* Do this
Give back the entire listing verbatim.

● ● ●

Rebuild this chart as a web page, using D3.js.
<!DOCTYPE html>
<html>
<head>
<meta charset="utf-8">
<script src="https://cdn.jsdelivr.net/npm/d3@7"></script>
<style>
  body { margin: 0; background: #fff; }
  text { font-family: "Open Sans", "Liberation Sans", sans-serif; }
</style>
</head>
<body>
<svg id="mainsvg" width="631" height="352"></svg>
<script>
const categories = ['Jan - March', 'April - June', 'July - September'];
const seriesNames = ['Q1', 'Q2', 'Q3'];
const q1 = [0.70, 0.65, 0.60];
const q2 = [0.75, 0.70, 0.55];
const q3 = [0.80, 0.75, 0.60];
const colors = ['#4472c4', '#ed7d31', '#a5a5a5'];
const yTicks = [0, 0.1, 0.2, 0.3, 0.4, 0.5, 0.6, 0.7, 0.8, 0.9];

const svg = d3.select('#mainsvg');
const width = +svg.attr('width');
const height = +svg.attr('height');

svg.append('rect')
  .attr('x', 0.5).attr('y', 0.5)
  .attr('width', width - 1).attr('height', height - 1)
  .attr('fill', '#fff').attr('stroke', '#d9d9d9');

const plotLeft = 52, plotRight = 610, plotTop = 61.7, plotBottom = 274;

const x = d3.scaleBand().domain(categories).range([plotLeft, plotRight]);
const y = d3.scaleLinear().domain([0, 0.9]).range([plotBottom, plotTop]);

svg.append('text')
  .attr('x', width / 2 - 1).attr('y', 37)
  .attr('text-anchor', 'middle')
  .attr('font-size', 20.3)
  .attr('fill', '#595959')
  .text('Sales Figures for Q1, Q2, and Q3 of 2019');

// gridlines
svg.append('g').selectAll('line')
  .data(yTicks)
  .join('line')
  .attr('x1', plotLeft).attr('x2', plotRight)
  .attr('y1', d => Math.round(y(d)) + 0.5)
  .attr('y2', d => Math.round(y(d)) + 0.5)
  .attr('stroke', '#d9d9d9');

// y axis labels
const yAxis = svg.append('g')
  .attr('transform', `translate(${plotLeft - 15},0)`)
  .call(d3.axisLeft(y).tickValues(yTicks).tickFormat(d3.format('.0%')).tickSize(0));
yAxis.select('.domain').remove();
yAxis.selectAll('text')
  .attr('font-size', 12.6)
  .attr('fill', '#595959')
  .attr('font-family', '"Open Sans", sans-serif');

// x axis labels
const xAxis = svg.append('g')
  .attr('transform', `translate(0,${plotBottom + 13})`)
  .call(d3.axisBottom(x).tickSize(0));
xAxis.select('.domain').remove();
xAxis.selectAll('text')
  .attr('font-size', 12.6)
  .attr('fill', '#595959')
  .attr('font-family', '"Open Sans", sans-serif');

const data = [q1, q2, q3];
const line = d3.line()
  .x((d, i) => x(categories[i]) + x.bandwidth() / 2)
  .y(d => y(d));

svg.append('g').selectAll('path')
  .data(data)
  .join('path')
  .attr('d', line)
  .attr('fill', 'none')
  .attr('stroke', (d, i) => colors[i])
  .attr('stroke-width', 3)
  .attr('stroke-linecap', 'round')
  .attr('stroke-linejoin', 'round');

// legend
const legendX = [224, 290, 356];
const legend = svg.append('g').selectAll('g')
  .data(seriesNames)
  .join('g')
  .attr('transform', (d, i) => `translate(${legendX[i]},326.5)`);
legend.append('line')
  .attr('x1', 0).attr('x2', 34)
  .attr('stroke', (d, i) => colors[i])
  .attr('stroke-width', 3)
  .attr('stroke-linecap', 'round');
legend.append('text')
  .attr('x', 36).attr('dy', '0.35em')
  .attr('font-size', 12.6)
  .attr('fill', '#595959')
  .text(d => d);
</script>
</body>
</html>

● ● ●

* Task solution
Rebuild this chart as a web page, using D3.js.
<!DOCTYPE html>
<html>
<head>
<meta charset="utf-8">
<script src="https://cdn.jsdelivr.net/npm/d3@7"></script>
<style>
  body { margin: 0; background: #fff; }
  text { font-family: "Open Sans", "Liberation Sans", sans-serif; }
</style>
</head>
<body>
<svg id="mainsvg" width="631" height="352"></svg>
<script>
const categories = ['Jan - March', 'April - June', 'July - September'];
const seriesNames = ['Q1', 'Q2', 'Q3'];
const q1 = [0.70, 0.65, 0.60];
const q2 = [0.75, 0.70, 0.55];
const q3 = [0.80, 0.75, 0.60];
const colors = ['#4472c4', '#ed7d31', '#a5a5a5'];
const yTicks = [0, 0.1, 0.2, 0.3, 0.4, 0.5, 0.6, 0.7, 0.8, 0.9];

const svg = d3.select('#mainsvg');
const width = +svg.attr('width');
const height = +svg.attr('height');

svg.append('rect')
  .attr('x', 0.5).attr('y', 0.5)
  .attr('width', width - 1).attr('height', height - 1)
  .attr('fill', '#fff').attr('stroke', '#d9d9d9');

const plotLeft = 52, plotRight = 610, plotTop = 61.7, plotBottom = 274;

const x = d3.scaleBand().domain(categories).range([plotLeft, plotRight]);
const y = d3.scaleLinear().domain([0, 0.9]).range([plotBottom, plotTop]);

svg.append('text')
  .attr('x', width / 2 - 1).attr('y', 37)
  .attr('text-anchor', 'middle')
  .attr('font-size', 20.3)
  .attr('fill', '#595959')
  .text('Sales Figures for Q1, Q2, and Q3 of 2019');

// gridlines
svg.append('g').selectAll('line')
  .data(yTicks)
  .join('line')
  .attr('x1', plotLeft).attr('x2', plotRight)
  .attr('y1', d => Math.round(y(d)) + 0.5)
  .attr('y2', d => Math.round(y(d)) + 0.5)
  .attr('stroke', '#d9d9d9');

// y axis labels
const yAxis = svg.append('g')
  .attr('transform', `translate(${plotLeft - 15},0)`)
  .call(d3.axisLeft(y).tickValues(yTicks).tickFormat(d3.format('.0%')).tickSize(0));
yAxis.select('.domain').remove();
yAxis.selectAll('text')
  .attr('font-size', 12.6)
  .attr('fill', '#595959')
  .attr('font-family', '"Open Sans", sans-serif');

// x axis labels
const xAxis = svg.append('g')
  .attr('transform', `translate(0,${plotBottom + 13})`)
  .call(d3.axisBottom(x).tickSize(0));
xAxis.select('.domain').remove();
xAxis.selectAll('text')
  .attr('font-size', 12.6)
  .attr('fill', '#595959')
  .attr('font-family', '"Open Sans", sans-serif');

const data = [q1, q2, q3];
const line = d3.line()
  .x((d, i) => x(categories[i]) + x.bandwidth() / 2)
  .y(d => y(d));

svg.append('g').selectAll('path')
  .data(data)
  .join('path')
  .attr('d', line)
  .attr('fill', 'none')
  .attr('stroke', (d, i) => colors[i])
  .attr('stroke-width', 3)
  .attr('stroke-linecap', 'round')
  .attr('stroke-linejoin', 'round');

// legend
const legendX = [224, 290, 356];
const legend = svg.append('g').selectAll('g')
  .data(seriesNames)
  .join('g')
  .attr('transform', (d, i) => `translate(${legendX[i]},326.5)`);
legend.append('line')
  .attr('x1', 0).attr('x2', 34)
  .attr('stroke', (d, i) => colors[i])
  .attr('stroke-width', 3)
  .attr('stroke-linecap', 'round');
legend.append('text')
  .attr('x', 36).attr('dy', '0.35em')
  .attr('font-size', 12.6)
  .attr('fill', '#595959')
  .text(d => d);
</script>
</body>
</html>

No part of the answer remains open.